[Supplied material]:
# # #

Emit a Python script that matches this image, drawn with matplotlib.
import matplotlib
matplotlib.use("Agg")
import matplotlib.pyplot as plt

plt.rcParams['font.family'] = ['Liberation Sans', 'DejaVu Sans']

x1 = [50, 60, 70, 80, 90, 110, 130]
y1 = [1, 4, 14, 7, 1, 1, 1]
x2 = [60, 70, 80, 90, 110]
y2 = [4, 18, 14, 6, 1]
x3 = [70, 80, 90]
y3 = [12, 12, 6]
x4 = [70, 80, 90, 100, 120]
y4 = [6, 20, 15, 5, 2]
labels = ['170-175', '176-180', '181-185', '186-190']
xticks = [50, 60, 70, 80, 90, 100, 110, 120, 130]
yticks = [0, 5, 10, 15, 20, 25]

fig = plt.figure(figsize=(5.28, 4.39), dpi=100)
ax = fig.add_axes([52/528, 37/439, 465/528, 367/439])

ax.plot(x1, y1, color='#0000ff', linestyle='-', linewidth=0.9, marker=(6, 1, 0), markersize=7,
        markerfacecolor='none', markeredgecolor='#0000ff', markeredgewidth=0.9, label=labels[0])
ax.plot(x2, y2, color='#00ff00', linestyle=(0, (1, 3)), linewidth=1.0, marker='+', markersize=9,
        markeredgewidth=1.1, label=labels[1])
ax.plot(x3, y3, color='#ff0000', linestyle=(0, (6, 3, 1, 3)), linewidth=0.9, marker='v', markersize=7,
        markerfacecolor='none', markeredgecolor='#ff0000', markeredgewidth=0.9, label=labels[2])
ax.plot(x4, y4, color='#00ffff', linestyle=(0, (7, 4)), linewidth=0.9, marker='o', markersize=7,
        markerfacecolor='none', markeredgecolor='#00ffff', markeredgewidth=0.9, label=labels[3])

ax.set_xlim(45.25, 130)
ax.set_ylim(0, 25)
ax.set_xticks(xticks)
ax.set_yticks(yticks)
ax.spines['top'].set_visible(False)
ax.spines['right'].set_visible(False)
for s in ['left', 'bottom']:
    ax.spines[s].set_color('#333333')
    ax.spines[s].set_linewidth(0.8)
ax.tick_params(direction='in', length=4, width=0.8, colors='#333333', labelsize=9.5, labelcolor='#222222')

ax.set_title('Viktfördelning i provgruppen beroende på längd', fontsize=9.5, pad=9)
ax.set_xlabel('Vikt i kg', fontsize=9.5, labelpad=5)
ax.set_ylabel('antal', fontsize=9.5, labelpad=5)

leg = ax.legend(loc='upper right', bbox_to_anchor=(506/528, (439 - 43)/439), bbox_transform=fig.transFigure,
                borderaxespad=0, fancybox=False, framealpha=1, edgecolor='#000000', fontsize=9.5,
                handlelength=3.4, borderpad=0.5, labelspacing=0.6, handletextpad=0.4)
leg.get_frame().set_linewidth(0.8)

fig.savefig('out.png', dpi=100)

# # #

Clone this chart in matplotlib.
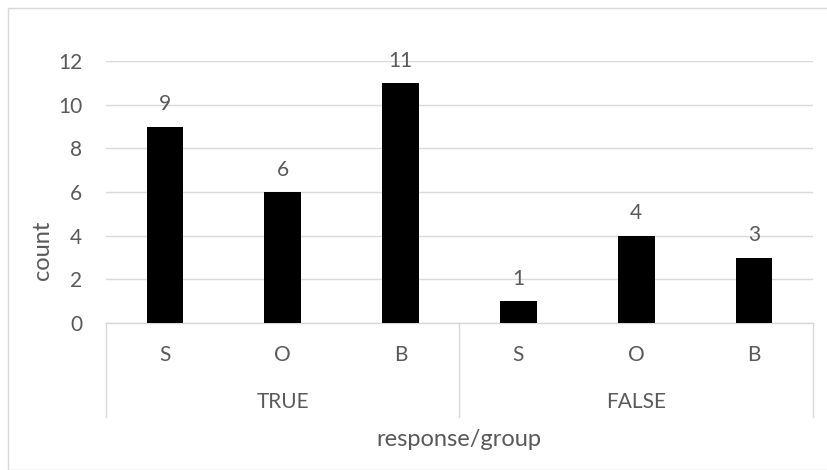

# # #

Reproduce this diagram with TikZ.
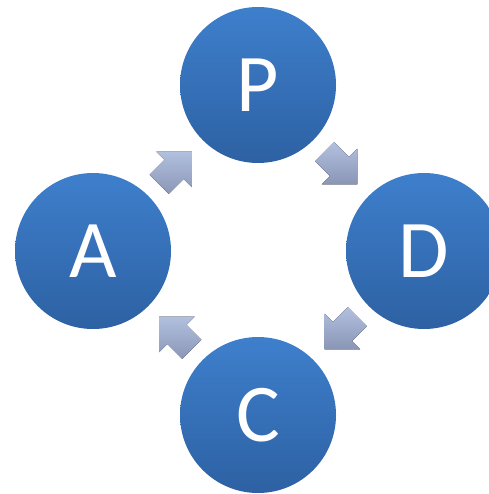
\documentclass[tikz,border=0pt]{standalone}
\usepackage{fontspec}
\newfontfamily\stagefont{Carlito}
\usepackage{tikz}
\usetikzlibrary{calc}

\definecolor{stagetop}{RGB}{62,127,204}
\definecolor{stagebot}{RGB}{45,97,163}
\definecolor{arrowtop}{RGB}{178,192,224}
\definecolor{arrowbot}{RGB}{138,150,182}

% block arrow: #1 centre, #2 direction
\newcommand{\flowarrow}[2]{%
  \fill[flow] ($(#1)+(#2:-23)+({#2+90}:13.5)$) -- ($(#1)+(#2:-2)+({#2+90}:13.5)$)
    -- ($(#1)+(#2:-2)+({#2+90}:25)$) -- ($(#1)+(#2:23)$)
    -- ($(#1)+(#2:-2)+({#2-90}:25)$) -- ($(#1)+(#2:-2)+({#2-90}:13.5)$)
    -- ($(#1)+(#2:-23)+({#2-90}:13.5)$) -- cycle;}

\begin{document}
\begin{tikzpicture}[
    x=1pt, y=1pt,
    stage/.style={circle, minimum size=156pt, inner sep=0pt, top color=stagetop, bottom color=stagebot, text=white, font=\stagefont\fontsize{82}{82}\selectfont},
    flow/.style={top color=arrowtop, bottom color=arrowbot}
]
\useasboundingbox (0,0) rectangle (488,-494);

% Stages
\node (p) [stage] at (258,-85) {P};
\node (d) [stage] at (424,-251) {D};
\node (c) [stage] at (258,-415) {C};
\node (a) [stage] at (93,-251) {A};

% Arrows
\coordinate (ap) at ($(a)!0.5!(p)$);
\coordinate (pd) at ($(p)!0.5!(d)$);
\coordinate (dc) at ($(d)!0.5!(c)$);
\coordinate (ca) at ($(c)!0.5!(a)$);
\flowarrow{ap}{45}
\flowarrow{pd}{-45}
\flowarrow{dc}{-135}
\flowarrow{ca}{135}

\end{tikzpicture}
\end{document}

# # #

[What you should do]: Keep both end lines and retype everything in the records above from the line containing "Emit a Python" through the line containing "plt.rcParams['font.family'] = ['Liberation", exactly, with nothing else.

[Task solution]:
Emit a Python script that matches this image, drawn with matplotlib.
import matplotlib
matplotlib.use("Agg")
import matplotlib.pyplot as plt

plt.rcParams['font.family'] = ['Liberation Sans', 'DejaVu Sans']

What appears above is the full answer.